Mary Daly, feminist theologian who fought against church patriarchy, died on Sunday, December 2nd. Daly was 81 and residing in Newton Centre Massachusetts at the time. In case you don’t already know who she is, in short: Mary Daly is an important woman to remember.
Daly taught at Boston College as a theology professor from the 1960’s until 2006, where she was “strongly encouraged” to retire after a lawsuit involving her refusal to let men join her classes. Daly felt that men would ruin the atmosphere and conversational dynamic of her classes. The Boston Globe quotes her explaining:
“If a man were in the class he would be very likely to say, ‘Oh, no. I am oppressed too… I can’t cry. I’m not allowed to express myself, wah, wah’.”

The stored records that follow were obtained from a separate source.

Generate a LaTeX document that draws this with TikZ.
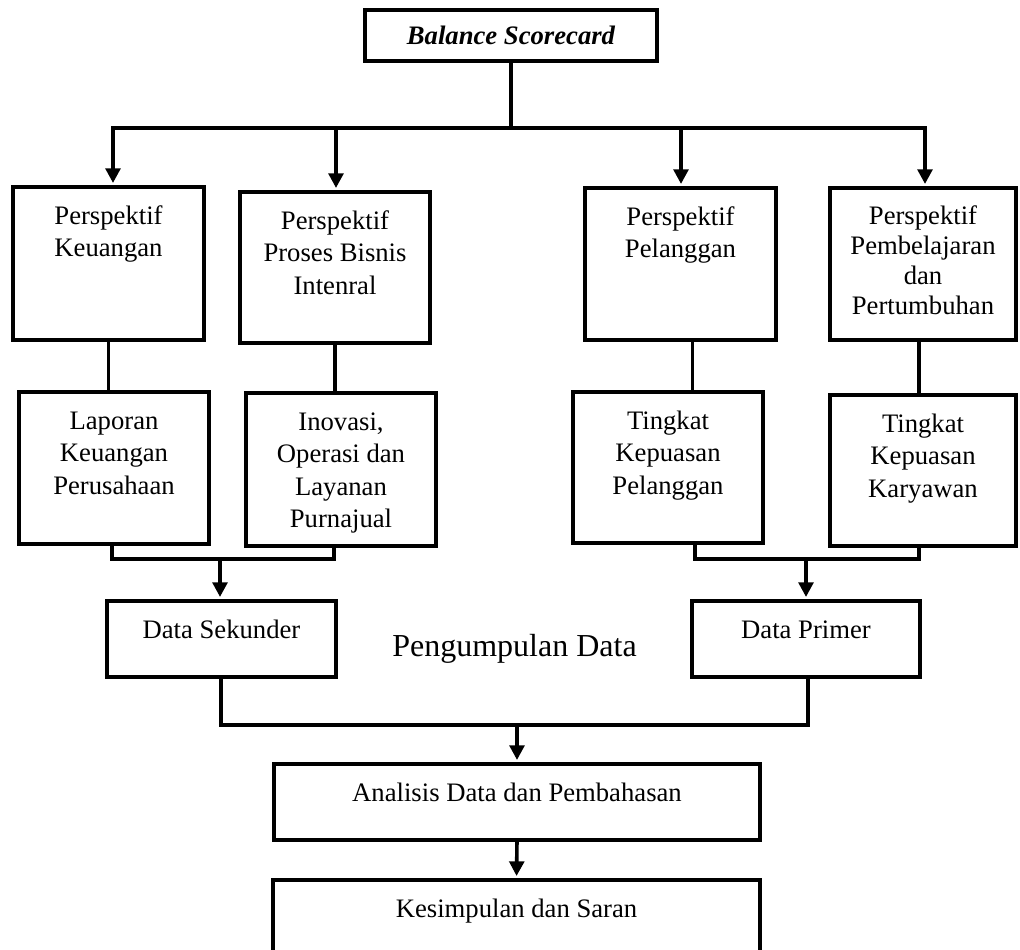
\documentclass[tikz,border=0pt]{standalone}
\usepackage{fontspec}
\setmainfont{Liberation Serif}
\usetikzlibrary{arrows.meta,fit}
\begin{document}
\begin{tikzpicture}[x=0.75pt,y=-0.75pt,
  box/.style={draw, line width=2.7pt, rectangle, inner sep=0pt, outer sep=0pt},
  txt/.style={anchor=north, align=center, inner sep=0pt, font=\fontsize{20}{24.4}\selectfont},
  txtb/.style={anchor=north, align=center, inner sep=0pt, font=\fontsize{20}{22.5}\selectfont},
  conn/.style={line width=2.7pt, line join=miter},
  arr/.style={line width=2.7pt, -{Triangle[width=11pt,length=11pt]}, shorten >=3pt}]
\useasboundingbox (0,0) rectangle (1020,949);
\clip (0,0) rectangle (1020,949);

% top box
\node[box, fit={(365,10) (657,61)}] (bs) {};
\node[inner sep=0pt, font=\fontsize{20}{24.4}\selectfont\bfseries\itshape] (bst) at (bs.center) {Balance Scorecard};

% perspective boxes
\node[box, fit={(13,187) (204,340)}] (p1) {};
\node[box, fit={(240,192) (430,343)}] (p2) {};
\node[box, fit={(585,188) (776,340)}] (p3) {};
\node[box, fit={(830,188) (1016,340)}] (p4) {};
\node[txt] (p1t) at ([yshift=-10.6pt]p1.north) {\strut Perspektif\\Keuangan};
\node[txt] (p2t) at ([yshift=-10.6pt]p2.north) {\strut Perspektif\\Proses Bisnis\\Intenral};
\node[txt] (p3t) at ([yshift=-10.6pt]p3.north) {\strut Perspektif\\Pelanggan};
\node[txtb] (p4t) at ([yshift=-11.5pt]p4.north) {\strut Perspektif\\Pembelajaran\\dan\\Pertumbuhan};

% indicator boxes
\node[box, fit={(19,392) (209,544)}] (r1) {};
\node[box, fit={(246,393) (436,546)}] (r2) {};
\node[box, fit={(573,392) (763,543)}] (r3) {};
\node[box, fit={(830,395) (1016,546)}] (r4) {};
\node[txt] (r1t) at ([yshift=-10.6pt]r1.north) {\strut Laporan\\Keuangan\\Perusahaan};
\node[txt] (r2t) at ([yshift=-10.6pt]r2.north) {\strut Inovasi,\\Operasi dan\\Layanan\\Purnajual};
\node[txt] (r3t) at ([yshift=-10.6pt]r3.north) {\strut Tingkat\\Kepuasan\\Pelanggan};
\node[txt] (r4t) at ([yshift=-10.6pt]r4.north) {\strut Tingkat\\Kepuasan\\Karyawan};

% data boxes
\node[box, fit={(107,601) (336,677)}] (ds) {};
\node[box, fit={(692,601) (920,677)}] (dp) {};
\node[txt] (dst) at ([yshift=-10.6pt]ds.north) {\strut Data Sekunder};
\node[txt] (dpt) at ([yshift=-10.6pt]dp.north) {\strut Data Primer};
\node[anchor=base, inner sep=0pt, font=\fontsize{24}{29}\selectfont] (pd) at (514.5,656) {Pengumpulan Data};

% analysis and conclusion
\node[box, fit={(274,764) (760,840)}] (an) {};
\node[box, fit={(273,880) (760,1000)}] (ks) {};
\node[txt] (ant) at ([yshift=-10.6pt]an.north) {\strut Analisis Data dan Pembahasan};
\node[txt] (kst) at ([yshift=-10.6pt]ks.north) {\strut Kesimpulan dan Saran};

% coordinates of connector corners
\coordinate (barL) at (113,128);
\coordinate (barR) at (925,128);
\coordinate (barM) at (512,128);
\coordinate (bkL1) at (112,559);
\coordinate (bkL2) at (334,559);
\coordinate (bkLm) at (220,559);
\coordinate (bkR1) at (695,559);
\coordinate (bkR2) at (919,559);
\coordinate (bkRm) at (806,559);
\coordinate (bkB1) at (221,725);
\coordinate (bkB2) at (808,725);
\coordinate (bkBm) at (517,725);
\coordinate (x2) at (336,128);
\coordinate (x3) at (681,128);

% top connectors
\draw[conn] (bs.south) -- (bs.south |- barM);
\draw[conn, line cap=rect] (barL) -- (barR);
\draw[arr] (barL) -- (barL |- p1.north);
\draw[arr] (x2) -- (x2 |- p2.north);
\draw[arr] (x3) -- (x3 |- p3.north);
\draw[arr] (barR) -- (barR |- p4.north);

% perspective to indicator
\draw[conn] (p1.south) -- (p1.south |- r1.north);
\draw[conn] (p2.south) -- (p2.south |- r2.north);
\draw[conn] ([xshift=9pt]p3.south) -- ([xshift=9pt]p3.south |- r3.north);
\draw[conn] ([xshift=-3pt]p4.south) -- ([xshift=-3pt]p4.south |- r4.north);

% brackets to data boxes
\draw[conn] (r1.south -| bkL1) -- (bkL1) -- (bkL2) -- (r2.south -| bkL2);
\draw[arr] (bkLm) -- (bkLm |- ds.north);
\draw[conn] (r3.south -| bkR1) -- (bkR1) -- (bkR2) -- (r4.south -| bkR2);
\draw[arr] (bkRm) -- (bkRm |- dp.north);

% bracket to analysis
\draw[conn] (ds.south -| bkB1) -- (bkB1) -- (bkB2) -- (dp.south -| bkB2);
\draw[arr] (bkBm) -- (bkBm |- an.north);
\draw[arr] (an.south) -- (ks.north);
\end{tikzpicture}
\end{document}
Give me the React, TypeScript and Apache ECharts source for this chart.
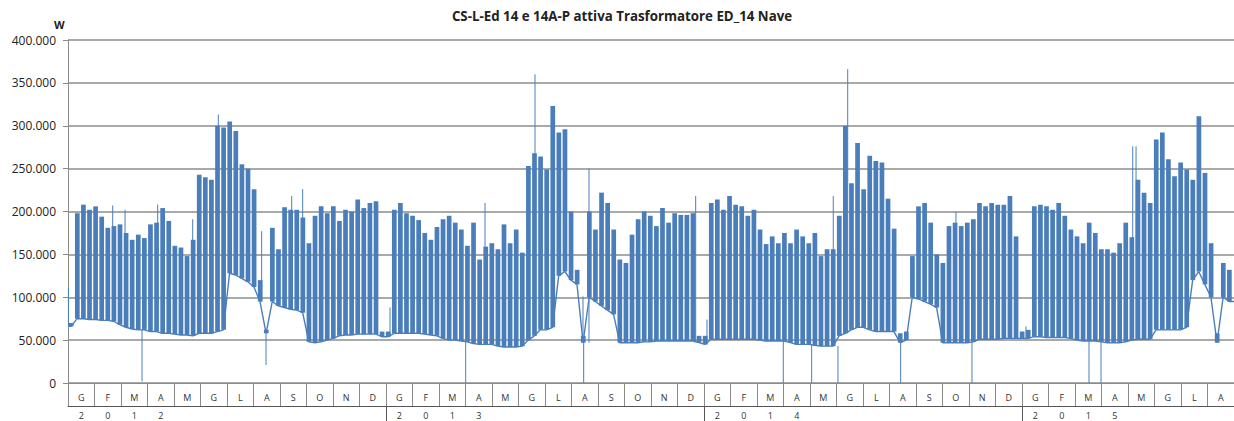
import React, { useEffect, useRef } from "react";
import * as echarts from "echarts";

// ---------- data (kW values) ----------
const TITLE = "CS-L-Ed 14 e 14A-P attiva Trasformatore ED_14 Nave";
const Y_UNIT = "W";
const MONTH_LETTERS = ["G", "F", "M", "A", "M", "G", "L", "A", "S", "O", "N", "D"];
const YEARS = ["2012", "2013", "2014", "2015"];
const MONTH_COUNT = 44; // Jan 2012 .. Aug 2015
const TOTAL_DAYS = 1339; // days from 1 Jan 2012 to 31 Aug 2015
const WORK_SPAN = 5.4; // width (days) of the weekday block of each week
const Y_MAX = 400000;
const Y_STEP = 50000;

// weekly weekday peak (kW), one value per week starting Monday 2 Jan 2012
const peaks2012 = [
  70, 198, 208, 202, 206, 194, 181, 183, 185, 175, 167, 173, 169,
  185, 187, 204, 189, 160, 158, 148, 167, 243, 240, 237, 300, 298,
  305, 294, 255, 250, 226, 120, 62, 181, 156, 205, 202, 202, 193,
  163, 195, 206, 198, 206, 189, 202, 200, 214, 204, 210, 212, 60, 60,
];
const peaks2013 = [
  202, 210, 198, 195, 190, 175, 167, 182, 191, 195, 187, 179, 160,
  187, 144, 159, 163, 156, 185, 163, 179, 152, 253, 268, 264, 249,
  323, 292, 296, 200, 132, 55, 200, 179, 222, 210, 179, 144, 140,
  173, 191, 200, 195, 183, 204, 187, 198, 196, 196, 198, 55, 55,
];
const peaks2014 = [
  210, 214, 202, 218, 208, 206, 195, 202, 179, 162, 171, 163, 175,
  163, 179, 171, 163, 175, 148, 156, 156, 195, 300, 233, 280, 226,
  265, 259, 257, 215, 180, 58, 60, 148, 206, 210, 187, 150, 140,
  183, 187, 183, 187, 191, 210, 206, 210, 208, 208, 218, 171, 60, 62,
];
const peaks2015 = [
  206, 208, 206, 202, 210, 195, 179, 171, 163, 187, 175, 156, 156,
  152, 163, 187, 170, 237, 222, 210, 284, 292, 261, 241, 257, 249,
  237, 311, 245, 163, 58, 140, 132,
];

// weekly base level (night / weekend), kW
const lows2012 = [
  66, 75, 75, 74, 74, 73, 73, 72, 68, 65, 63, 62, 62,
  60, 60, 58, 58, 57, 56, 56, 55, 58, 58, 58, 60, 62,
  128, 126, 122, 118, 112, 95, 58, 95, 90, 88, 86, 85, 82,
  48, 47, 48, 50, 52, 55, 56, 56, 57, 57, 57, 57, 54, 54,
];
const lows2013 = [
  58, 58, 58, 58, 58, 57, 56, 55, 52, 50, 50, 49, 48,
  46, 45, 45, 45, 43, 42, 42, 42, 43, 50, 55, 62, 62,
  65, 125, 130, 120, 115, 47, 100, 95, 90, 85, 80, 47, 47,
  47, 47, 48, 48, 49, 49, 49, 49, 49, 49, 49, 47, 45,
];
const lows2014 = [
  51, 51, 51, 51, 51, 51, 51, 51, 50, 49, 49, 49, 49,
  47, 45, 45, 45, 44, 43, 43, 43, 55, 58, 62, 65, 65,
  62, 60, 60, 60, 60, 47, 50, 100, 98, 95, 92, 88, 47,
  47, 47, 47, 47, 48, 51, 51, 51, 51, 52, 52, 52, 52, 52,
];
const lows2015 = [
  54, 54, 53, 53, 53, 53, 52, 50, 49, 49, 49, 48, 47,
  47, 47, 48, 50, 51, 51, 51, 62, 62, 62, 62, 62, 65,
  120, 130, 115, 100, 47, 100, 95,
];

// isolated spikes and drop-outs: [day since 1 Jan 2012, from kW, to kW]
const spikes: [number, number, number][] = [
  [0.5, 66, 111], [51.3, 72, 207], [65.5, 65, 202], [85, 62, 2],
  [103, 60, 208], [143.2, 56, 191], [172.6, 60, 313], [222.4, 95, 177],
  [227.4, 58, 21], [256.9, 86, 218], [269.5, 82, 226], [369.8, 54, 88],
  [456.7, 48, 0], [478.9, 45, 210], [536.3, 55, 360], [591.4, 47, 101],
  [592.2, 47, 0], [598.3, 47, 250], [720.8, 49, 218], [733.8, 45, 74],
  [821.4, 49, 0], [854, 45, 0], [878.8, 43, 218], [884.2, 43, 0],
  [895.4, 58, 366], [956.2, 47, 0], [1019.7, 47, 200], [1038.1, 48, 0],
  [1100.1, 52, 66], [1172.5, 49, 0], [1186.3, 48, 0], [1222.7, 50, 276],
  [1226.5, 50, 276],
];

// ---------- styling ----------
const BLUE = "#4a7ebb";
const GRID_GRAY = "#8c8c8c";
const AXIS_GRAY = "#8a8a8a";
const FONT = "'Open Sans', 'Liberation Sans', sans-serif";

export default function App() {
  const ref = useRef<HTMLDivElement>(null);

  useEffect(() => {
    if (!ref.current) return;
    const chart = echarts.init(ref.current, undefined, { renderer: "svg" });

    const peaks = [...peaks2012, ...peaks2013, ...peaks2014, ...peaks2015];
    const lows = [...lows2012, ...lows2013, ...lows2014, ...lows2015];
    const weekStart = (k: number) => 1 + 7 * k;

    const blockData = peaks.map((p, k) => [weekStart(k), lows[k] * 1000, p * 1000]);
    const baseData: number[][] = [[0, lows[0] * 1000]];
    lows.forEach((l, k) => baseData.push([weekStart(k) + 2.5, l * 1000]));
    baseData.push([TOTAL_DAYS, lows[lows.length - 1] * 1000]);
    const spikeData = spikes.map(([d, a, b]) => [d, a * 1000, b * 1000]);

    const monthLabels = Array.from({ length: MONTH_COUNT }, (_, i) => MONTH_LETTERS[i % 12]);
    const yearLabels = Array.from({ length: MONTH_COUNT }, (_, i) => {
      const y = YEARS[Math.floor(i / 12)];
      const p = i % 12;
      return p < y.length ? y[p] : "";
    });

    const option: any = {
      animation: false,
      backgroundColor: "#ffffff",
      graphic: [
        {
          type: "text",
          x: 622,
          y: 16,
          style: {
            text: TITLE,
            font: `bold 13.3px ${FONT}`,
            fill: "#222",
            textAlign: "center",
            textVerticalAlign: "middle",
          },
        },
        {
          type: "text",
          left: 54,
          top: 19,
          style: { text: Y_UNIT, font: `bold 11px ${FONT}`, fill: "#222" },
        },
      ],
      grid: { left: 68, right: 0, top: 40, bottom: 38, containLabel: false },
      xAxis: [
        {
          type: "value",
          min: 0,
          max: TOTAL_DAYS,
          show: false,
        },
        {
          type: "category",
          data: monthLabels,
          position: "bottom",
          boundaryGap: true,
          axisLine: { show: true, lineStyle: { color: AXIS_GRAY, width: 1 } },
          axisTick: { show: true, length: 23, alignWithLabel: false, interval: 0, lineStyle: { color: AXIS_GRAY } },
          axisLabel: { interval: 0, margin: 10, fontSize: 9, fontFamily: FONT, color: "#333" },
          splitLine: { show: false },
        },
        {
          type: "category",
          data: yearLabels,
          position: "bottom",
          offset: 23,
          boundaryGap: true,
          axisLine: { show: true, lineStyle: { color: "#555", width: 1 } },
          axisTick: {
            show: true,
            length: 20,
            alignWithLabel: false,
            interval: (i: number) => i % 12 === 0 && i > 0,
            lineStyle: { color: "#555" },
          },
          axisLabel: { interval: 0, margin: 5, fontSize: 9, fontFamily: FONT, color: "#333" },
          splitLine: { show: false },
        },
      ],
      yAxis: {
        type: "value",
        min: 0,
        max: Y_MAX,
        interval: Y_STEP,
        axisLine: { show: true, lineStyle: { color: AXIS_GRAY } },
        axisTick: { show: true, length: 5, lineStyle: { color: AXIS_GRAY } },
        axisLabel: {
          margin: 12,
          fontSize: 12,
          fontFamily: FONT,
          color: "#222",
          formatter: (v: number) => (v === 0 ? "0" : `${Math.round(v / 1000)}.000`),
        },
        splitLine: { show: true, lineStyle: { color: GRID_GRAY, width: 1.6 } },
      },
      series: [
        {
          name: "base",
          type: "line",
          xAxisIndex: 0,
          data: baseData,
          showSymbol: false,
          lineStyle: { color: BLUE, width: 1.4 },
          z: 3,
        },
        {
          name: "weekdays",
          type: "custom",
          xAxisIndex: 0,
          data: blockData,
          renderItem: (_p: any, api: any) => {
            const s = api.value(0);
            const lo = api.value(1);
            const hi = api.value(2);
            const a = api.coord([s, hi]);
            const b = api.coord([s + WORK_SPAN, lo]);
            return {
              type: "rect",
              shape: { x: a[0], y: a[1], width: b[0] - a[0], height: b[1] - a[1] },
              style: { fill: BLUE },
            };
          },
          z: 4,
        },
        {
          name: "spikes",
          type: "custom",
          xAxisIndex: 0,
          data: spikeData,
          renderItem: (_p: any, api: any) => {
            const d = api.value(0);
            const a = api.coord([d, api.value(1)]);
            const b = api.coord([d, api.value(2)]);
            return {
              type: "line",
              shape: { x1: a[0], y1: a[1], x2: b[0], y2: b[1] },
              style: { stroke: BLUE, lineWidth: 1 },
            };
          },
          z: 5,
        },
      ],
    };

    chart.setOption(option);
    return () => chart.dispose();
  }, []);

  return (
    <div
      ref={ref}
      style={{ position: "absolute", left: 0, top: 0, width: 1234, height: 421, background: "#fff" }}
    />
  );
}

Daly made immense contributions to the feminist movement, especially with regard to the church. Her book The Church and the Second Sex, which was published in 1966, questioned the systematic patriarchy of the church and claimed that the Catholic Church was furthering the oppression of women. Her other books, although less notorious, were equally provocative and include Beyond God the Father: Toward a Philosophy of Women’s Liberation and the 1990 edition of Gyn/Ecology: The Metaethics of Radical Feminism.
Daly will be remembered as a radical and outspoken academic icon whose four degrees, inspiring intelligence, and headstrong passion contributed to her undeniably fierce and provocative air. Author James Carol explains in the Boston Globe that Mary Daly was just as important to the Catholic world as Betty Friedan’s The Feminine Mystique was to the secular world. Gloria Steinem explains:
“She was a great trained philosopher, theologian, and poet, and she used all of those tools to demolish patriarchy — or any idea that domination is natural — in its most defended place, which is religion.”
In her memory, and because of my recklessly impulsive personality, I have ordered two of her recent books from Amazon, which I will soon read, and I recommend that you all do the same.